Anyway, that stuff's all really serious, and I don't feel at all qualified to comment on it, so let's get back into familiar ground. Jojo Rabbit is really funny.

Jojo Rabbit is definitely the hardest I've heard a cinema audience laugh in a very long time, and it manages to cover an impressively large variety of comedy. Slapstick, wordplay, pitch-black humour and an abundance of lines and visual gags so absurd that it's almost surreal. I appreciate it when creators include outlandishly ridiculous jokes that most would omit for fear of breaking immersion. And Taika Waititi as Adolf Hitler, the imaginary friend of 10 year old Jojo, is utilised a perfect amount.

The story itself is predictable, but enjoyable. Jojo's childish enthusiasm to do whatever it takes to dress up in a funny uniform and be part of a club is challenged when he discovers that his mother is secretly harbouring a Jewish girl in the house, and blind fanaticism crashes headlong into natural innocence.

That said, if you're wondering about the title, I did have one problem with this film. It's a comedy/drama, not just a comedy. And when you have a cast of live-action cartoon characters, and then you try be serious, it doesn't always work. There's a scene near the end that switches tone so rapidly that it left me feeling more confused than anything else. It really hammers home the tragedy of this boy, brainwashed into believing something terrible that his heart isn't really in, and now he's in the midst of a war and people are actually dying and - hey, it's those funny guys from the Brick Joke earlier in the film!
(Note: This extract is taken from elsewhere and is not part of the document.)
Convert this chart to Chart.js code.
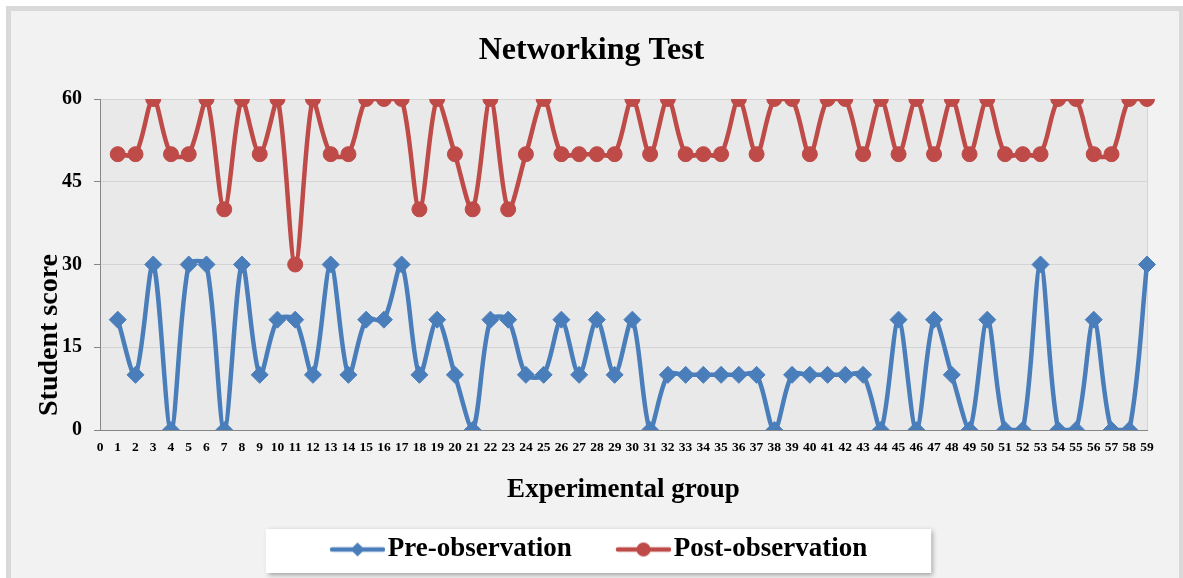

Ha ha ha! Anyway, uh, it's really sad how - oh, wait, we just had a characters death Played for Laughs! But this next one is Played for Drama. Now back to the laughs! Drama. Laughs!

But I don't think this is bad; in fact, I appreciate that Taika Waititi found a weird spot between serious and silly, and even if it didn't always work for me, it was a new experience. Honestly, Jojo Rabbit's biggest flaw is that I saw it directly after I saw Knives Out, which immediately became one of my new favourite films.

So anyway, go see Jojo Rabbit. Unless it's this or Knives Out, in which case, see that first, and then Jojo Rabbit.

SpectralTime Since: Apr, 2009
01/10/2020 00:00:00

...Man, it's like hearing someone recount one of my major non-fan-based problems with Thor: Ragnarok all over again.

's probably just Waititi's trademark as a director, or something. Like Tarantino and his obscure references and bare feet, or something. Except here that trademark is actively detracting from my enjoyment of the film.

Like, look at Mandy, another film I reviewed here. There's an incredible moment of Mood Whiplash about halfway through that one that really, really works because of the way the film frames it. Because the joke goes on just long enough to really let the viewer release all the tension from the horrible scene that preceded it, and because the aftermath then properly sells the character's broken pathos. It's a slow dimmer-switch transition both ways, not a hyperactive kid flicking it back and forth over and over.

I admit, the subject matter is intriguing, and hell, he makes really good looking films, but that kind of whiplash would probably just hurt the film for me rather than enhance the message the way he wants. Everybody's got their pain points.